Aquellas épocas de finales de los años 50 son recordadas por haber sido muy tristes y amargas, pues lo que desde pequeño le interesó a este raspadero y le dio solvento a muchas de sus personas allegadas, murió sin pena ni gloria en la ciudad, y sin que los de arriba, los que mandan, hicieran nada por detener la extinción de la tradición ferroviaria en la ciudad. Es que es difícil pensar que lo que en algún momento fue novedoso, costoso y lujoso, pasó a ser inútil para los habitantes de la región.
“Lo que hicieron fue destruir todo y montar carreteras. Es que llegó el momento en que ya nada de esos armatostes grandes y viejos servían. Lo que quedó del tren podría estar exhibido en algún lado donde se puedan ver, pero aquí nadie le interesa eso, esos artículos son vistos como basura”.
En las oportunidades que ha tenido Jorge de entrar a la Estación Sur, ha entendido el valor que tienen estas estructuras y por eso siempre cuando sube por la avenida primera, con su carro de raspados anaranjado, se enfurece con los mandos de la ciudad y los critica fuertemente por no hacer de todas estas casas antiguas lugares dignos de visitar.
Jorge, al despedirse, luego de invitar varios raspados, avisa que “ojalá algún día todos estos objetos que dejó el tren se recuperen y vuelvan al lugar donde siempre debieron estar.

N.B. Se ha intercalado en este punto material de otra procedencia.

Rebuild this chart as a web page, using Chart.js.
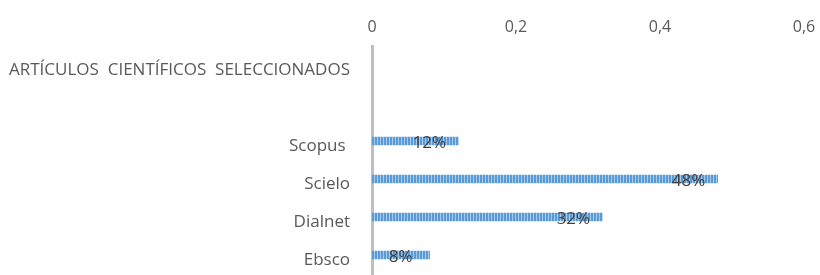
<!DOCTYPE html>
<html lang="es">
<head>
  <meta charset="UTF-8" />
  <title>Artículos científicos seleccionados</title>
  <script src="https://cdn.jsdelivr.net/npm/chart.js"></script>
  <style>
    body { margin: 0; background: #fff; }
    #wrap { width: 820px; height: 275px; position: relative; }
  </style>
</head>
<body>
  <div id="wrap"><canvas id="chart"></canvas></div>
  <script>
    const categories = ['ARTÍCULOS  CIENTÍFICOS  SELECCIONADOS', '', 'Scopus ', 'Scielo', 'Dialnet', 'Ebsco'];
    const values = [null, null, 0.12, 0.48, 0.32, 0.08];
    const valueLabels = ['', '', '12%', '48%', '32%', '8%'];
    const xTicks = [0, 0.2, 0.4, 0.6];

    // striped fill like the original bars
    function stripes() {
      const c = document.createElement('canvas');
      c.width = 3; c.height = 8;
      const g = c.getContext('2d');
      g.fillStyle = '#5b9bd5'; g.fillRect(0, 0, 2, 8);
      g.fillStyle = '#a9cbea'; g.fillRect(2, 0, 1, 8);
      return g.createPattern(c, 'repeat');
    }

    const barLabels = {
      id: 'barLabels',
      afterDatasetsDraw(chart) {
        const ctx = chart.ctx;
        const meta = chart.getDatasetMeta(0);
        ctx.save();
        ctx.font = '17px "Open Sans", sans-serif';
        ctx.fillStyle = '#404040';
        ctx.textAlign = 'center';
        ctx.textBaseline = 'middle';
        meta.data.forEach((bar, i) => {
          if (values[i] == null) return;
          ctx.fillText(valueLabels[i], bar.x - 29, bar.y + 2);
        });
        ctx.restore();
      }
    };

    const ctx = document.getElementById('chart').getContext('2d');
    new Chart(ctx, {
      type: 'bar',
      data: {
        labels: categories,
        datasets: [{
          data: values,
          backgroundColor: stripes(),
          borderWidth: 0,
          barThickness: 8
        }]
      },
      options: {
        indexAxis: 'y',
        responsive: true,
        maintainAspectRatio: false,
        animation: false,
        layout: { padding: { right: 16, bottom: 1 } },
        plugins: { legend: { display: false }, tooltip: { enabled: false } },
        scales: {
          x: {
            position: 'top',
            min: 0,
            max: 0.6,
            afterBuildTicks: s => { s.ticks = xTicks.map(v => ({ value: v })); },
            afterFit: s => { s.height = 46; s.paddingLeft = 0; s.paddingRight = 0; },
            grid: { display: false },
            border: { display: false },
            ticks: {
              color: '#595959',
              font: { family: '"Open Sans", sans-serif', size: 16 },
              padding: 1,
              callback: v => String(v).replace('.', ',')
            }
          },
          y: {
            afterFit: s => { s.width = 372; s.paddingTop = 0; s.paddingBottom = 0; },
            grid: { display: false },
            border: { display: true, color: '#bfbfbf', width: 3 },
            ticks: {
              color: '#595959',
              font: { family: '"Open Sans", sans-serif', size: 17 },
              padding: 14,
              labelOffset: 5
            }
          }
        }
      },
      plugins: [barLabels]
    });
  </script>
</body>
</html>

En manos de los cucuteños y no de los particulares. Ya es hora de tener un museo en la ciudad”.
Este cucuteño, de 69 años de edad, recorre día a día las calles de la ciudad en busca del sustento para su familia. Con un viejo carro de raspados, que es como su oficina de trabajo, Jorge camina en busca de los niños de los colegios, que son quienes han mantenido su negocio por más de 20 años. Aunque a veces se cansa, este raspadero, el más conocido de la ciudad, no tira la toalla y aún hoy, con algunos achaques propios de la edad, sigue con su trabajo y cree que lo hará hasta el día de su muerte.